The result is that PostgreSQL throws an error and stops loading.
Currently I am trying to massage the data into consistency via perl.
Is there a better strategy?
Can PostgreSQL be asked to be as tolerant as mysql or sqlite in that respect?
Thanks
PostgreSQL's COPY FROM isn't designed to handle bodgy data and is quite strict. There's little support for tolerance of dodgy data.
I thought there was little interest in adding any until I saw this proposed patch posted just a few days ago for possible inclusion in PostgreSQL 9.3. The patch has been resoundingly rejected, but shows that there's some interest in the idea; read the thread.

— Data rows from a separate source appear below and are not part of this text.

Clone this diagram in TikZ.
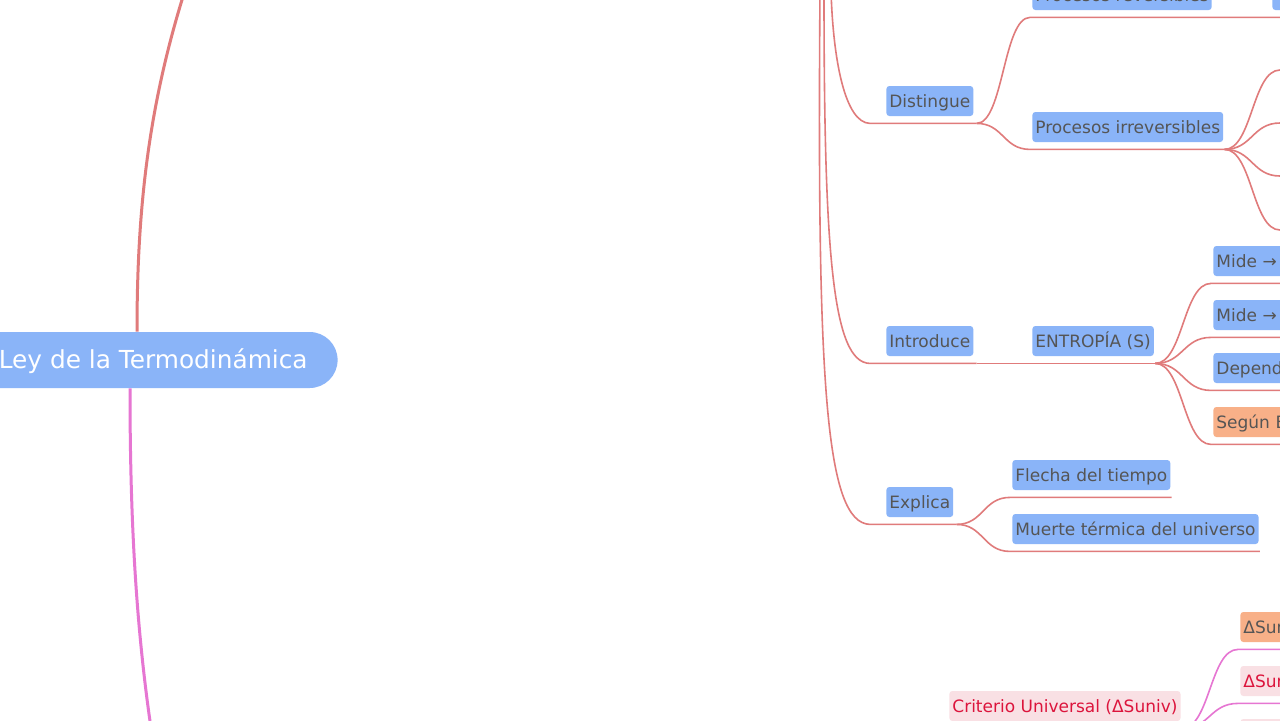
\documentclass[tikz,border=0pt]{standalone}
\usepackage{fontspec}
\setmainfont{DejaVu Sans}
\usetikzlibrary{calc}
\definecolor{azul}{HTML}{8AB4F8}
\definecolor{naranja}{HTML}{F8B088}
\definecolor{rosa}{HTML}{F9E0E4}
\definecolor{gris}{HTML}{555555}
\definecolor{carmin}{HTML}{DC143C}
\definecolor{rojo}{HTML}{E07B7B}
\definecolor{fucsia}{HTML}{E676D2}

\begin{document}
\begin{tikzpicture}[x=0.5pt,y=-0.5pt,
    tema/.style={rectangle, rounded corners=1.5pt, fill=azul, text=gris, anchor=west,
        font=\fontsize{8.5}{10}\selectfont, inner xsep=1.5pt, inner ysep=0pt,
        minimum height=15pt, text height=8.5pt, text depth=1.8pt},
    corte/.style={text width=60pt, align=left},
    raizbox/.style={rectangle, rounded corners=14pt, fill=azul, text=white, anchor=east,
        font=\fontsize{12.4}{14}\selectfont, inner xsep=15pt, inner ysep=0pt,
        minimum height=28pt, text height=10.5pt, text depth=2.5pt},
    linea/.style={draw=rojo, line width=0.8pt},
    lineab/.style={draw=fucsia, line width=0.8pt},
    abanico/.style={to path={let \p1=(\tikztostart), \p2=(\tikztotarget) in
        .. controls ({(\x1+\x2)/2},\y1) and ({(\x1+\x2)/2},\y2) .. (\tikztotarget)}}]
  \useasboundingbox (0,0) rectangle (1280,720);
  \fill[white] (0,0) rectangle (1280,720);
  \clip (0,0) rectangle (1280,720);

  % raiz
  \node[raizbox] (raiz) at (338,360) {Ley de la Termodinámica};
  \coordinate (raizN) at ($(raiz.north east)+(-201,0)$);
  \coordinate (raizS) at ($(raiz.south east)+(-208,0)$);
  \coordinate (ramaA) at (195,-40);
  \coordinate (ramaB) at (156,760);
  \draw[rojo, line width=1.5pt] (raizN) .. controls (137,200) and (150,90) .. (ramaA);
  \draw[fucsia, line width=1.5pt] (raizS) .. controls (130,520) and (136,640) .. (ramaB);

  % nodos
  \node[tema] (dist) at (886,101) {Distingue};
  \node[tema] (intro) at (886,341) {Introduce};
  \node[tema] (expl) at (886,502) {Explica};
  \node[tema] (prev) at (1032,-5) {Procesos reversibles};
  \node[tema] (pirr) at (1032,127) {Procesos irreversibles};
  \node[tema] (entr) at (1032,341) {ENTROPÍA (S)};
  \node[tema] (flec) at (1012,475) {Flecha del tiempo};
  \node[tema] (muer) at (1012,529) {Muerte térmica del universo};
  \node[tema, corte] (prev1) at (1272,-5) {};
  \foreach \k/\y/\c/\t in {1/261/azul/Mide →, 2/315/azul/Mide →,
                           3/368/azul/Depend, 4/422/naranja/Según B}
    \node[tema, corte, fill=\c] (entr\k) at (1213,\y) {\t};
  \node[tema, fill=rosa, text=carmin] (crit) at (949,706) {Criterio Universal (ΔSuniv)};
  \node[tema, corte, fill=naranja] (crit1) at (1240,627) {ΔSun};
  \node[tema, corte, fill=rosa, text=carmin] (crit2) at (1240,681) {ΔSun};
  \node[tema, corte, fill=rosa] (crit3) at (1240,734) {};

  % subrayados
  \foreach \m in {dist,intro,expl}
    { \coordinate (\m-l) at ($(\m.south west)+(-16,7)$);
      \coordinate (\m-r) at ($(\m.south east)+(3,7)$); }
  \foreach \m in {prev,pirr,entr,flec,muer,prev1,entr1,entr2,entr3,entr4,crit,crit1,crit2,crit3}
    { \coordinate (\m-l) at ($(\m.south west)+(-2,7)$);
      \coordinate (\m-r) at ($(\m.south east)+(1,7)$); }
  \coordinate (ramaD) at (831,-10);
  \coordinate (ramaI) at (824,-10);
  \coordinate (ramaE) at (820,-10);
  \foreach \k/\y in {1/70,2/123,3/176,4/230}
    \coordinate (pirr\k) at (1280,\y);

  % ramas
  \draw[linea] (ramaD) .. controls (833,60) and (845,123) .. (dist-l) -- (dist-r);
  \draw[linea] (ramaI) .. controls (824,250) and (832,363) .. (intro-l) -- (intro-r);
  \draw[linea] (ramaE) .. controls (817,380) and (825,523) .. (expl-l) -- (expl-r);
  \draw[linea] (dist-r) to[abanico] (prev-l) -- (prev-r) -- (prev1-l) -- (prev1-r);
  \draw[linea] (dist-r) to[abanico] (pirr-l) -- (pirr-r);
  \foreach \k in {1,...,4}
    \draw[linea] (pirr-r) to[abanico] (pirr\k) -- +(30,0);
  \draw[linea] (intro-r) to[abanico] (entr-l) -- (entr-r);
  \foreach \k in {1,...,4}
    \draw[linea] (entr-r) to[abanico] (entr\k-l) -- (entr\k-r);
  \draw[linea] (expl-r) to[abanico] (flec-l) -- (flec-r);
  \draw[linea] (expl-r) to[abanico] (muer-l) -- (muer-r);
  \foreach \k in {1,2,3}
    \draw[lineab] (crit-r) to[abanico] (crit\k-l) -- (crit\k-r);
\end{tikzpicture}
\end{document}
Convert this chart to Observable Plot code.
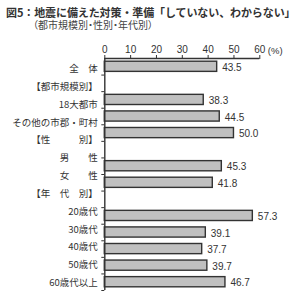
<!DOCTYPE html>
<html><head><meta charset="utf-8">
<script src="https://cdn.jsdelivr.net/npm/d3@7"></script>
<script src="https://cdn.jsdelivr.net/npm/@observablehq/plot@0.6"></script>
<style>
body{margin:0;background:#fff;width:304px;height:300px;overflow:hidden;font-family:"Liberation Sans","Noto Sans CJK JP",sans-serif;}
#head{position:absolute;left:6px;top:7px;font:bold 11px/11.5px "Noto Sans CJK JP";color:#333;white-space:nowrap;letter-spacing:-0.1px;}
#head .sub{display:inline-block;margin-left:27px;font-weight:normal;font-size:10px;color:#444;letter-spacing:0;font-feature-settings:"palt";}
#chart{position:absolute;left:0;top:30px;}
</style></head><body>
<div id="head">図5：地震に備えた対策・準備「していない、わからない」<br><span class="sub">（都市規模別・性別・年代別）</span></div>
<div id="chart"></div>
<script>
const labels = ["全　体","【都市規模別】","18大都市","その他の市郡・町村","【性　　　別】","男　　性","女　　性","【年　代　別】","20歳代","30歳代","40歳代","50歳代","60歳代以上"];
const rowValues = [43.5, null, 38.3, 44.5, 50.0, null, 45.3, 41.8, null, 57.3, 39.1, 37.7, 39.7, 46.7];
const xTicks = [0, 10, 20, 30, 40, 50, 60];
const unitLabel = "(%)";

const nRows = rowValues.length;
const bars = rowValues.map((v, i) => ({row: i, value: v})).filter(d => d.value != null);
const labelData = labels.map((t, i) => ({t, pos: (i + 0.5) * nRows / labels.length}));
const ink = "#333";

const chart = Plot.plot({
  width: 304,
  height: 270,
  marginTop: 28,
  marginBottom: 10,
  marginLeft: 104.3,
  marginRight: 44.7,
  style: {fontFamily: '"Liberation Sans","Noto Sans CJK JP",sans-serif', fontSize: "9.5px", color: ink, background: "#fff"},
  x: {domain: [0, 60], axis: null},
  y: {domain: [0, nRows], reverse: true, axis: null},
  marks: [
    Plot.rect(bars, {x1: d => 0, x2: "value", y1: "row", y2: d => d.row + 1, insetTop: 3.2, insetBottom: 3.2, fill: "#c0c0c0", stroke: ink, strokeWidth: 1.4}),
    Plot.axisX({anchor: "top", ticks: xTicks, tickSize: 4, tickPadding: 2, label: null, stroke: ink, fill: ink, fontSize: 10}),
    Plot.axisY({anchor: "left", ticks: d3.range(1, nRows + 1), tickSize: 3, tickFormat: () => "", label: null, stroke: ink}),
    Plot.ruleY([0], {stroke: ink, strokeWidth: 1.4}),
    Plot.ruleX([0], {stroke: ink, strokeWidth: 1.4}),
    Plot.text(bars, {x: "value", y: d => d.row + 0.5, text: d => d.value.toFixed(1), dx: 5, dy: 1, textAnchor: "start", fill: ink, fontSize: 10}),
    Plot.text(labelData, {frameAnchor: "left", y: "pos", text: "t", dx: -7, dy: 1.5, textAnchor: "end", fill: ink, fontSize: 9.5, fontFamily: '"Noto Sans CJK JP"'}),
    Plot.text([unitLabel], {frameAnchor: "top-right", text: d => d, dx: 8, dy: -11, textAnchor: "start", fill: ink, fontSize: 9.5})
  ]
});
document.getElementById("chart").appendChild(chart);
</script>
</body></html>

It's sometimes possible to COPY FROM into a staging TEMPORARY table that has all text fields with no constraints. Then you can massage the data using SQL from there. That'll only work if the SQL is at least well-formed and regular, though, and it doesn't sound like yours is.
If the data isn't clean, you need to pre-process it with a script in a suitable scripting language.
Have that script:
Connect to PostgreSQL and INSERT rows;
Connect to PostgreSQL and use the scripting language's Pg APIs to COPY rows in; or
Write out clean CSV that you can COPY FROM
Python's csv module can be handy for this. You can use any language you like; perl, python, php, Java, C, whatever.
If you were enthusiastic you could write it in PL/Perlu or PL/Pythonu, inserting the data as you read it and clean it up. I wouldn't bother.